A Tanzanian lender is gunning to acquire additional shares in Kenya’s Oriental Bank in a deal that will see it take control of the small bank.

The Dar es Salaam-based Bank M is currently wooing shareholders of Oriental Bank to sell to it another 21.25 million shares to raise its stake to 51 per cent.

The offer will be open for six months and has been priced at Sh30 per share, valuing the deal at Sh637.5 million. Bank M says it has hired registry firm C&R to update the lender’s share register.

The bank, through an investment vehicle dubbed M Holdings Ltd, last year pumped Sh1.26 billion into Oriental Bank and was allotted new shares which gave it 33.83 per cent of the Kenyan tier III lender.

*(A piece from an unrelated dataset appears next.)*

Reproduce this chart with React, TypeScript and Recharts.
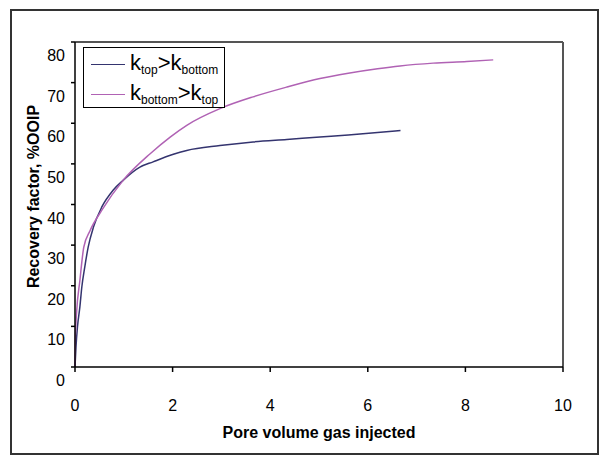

“We have engaged C&R Registrar to undertake rebuilding the share register of the bank. The process is currently on. Once completed, the open offer to acquire the remaining 17 per cent from the existing shareholders will be made,” said Sanjeev Kumar, founder and chief executive of Bank M Tanzania plc. “The period of the open offer is six months for completion of the transaction,” Mr Kumar said in an interview.

Upon close of the deal, Bank M will have invested Sh1.9 billion in the lender recently renamed M Oriental Bank Ltd.

Mr Kumar said M Holdings Ltd had signed an agreement with seven top shareholders of Oriental Bank not to dispose of their shares.

This means the offer is aimed at minority shareholders holding less than 3.6 per cent who together control 39.87 per cent of the bank. Bank M is the first Tanzanian lender to enter the Kenyan market.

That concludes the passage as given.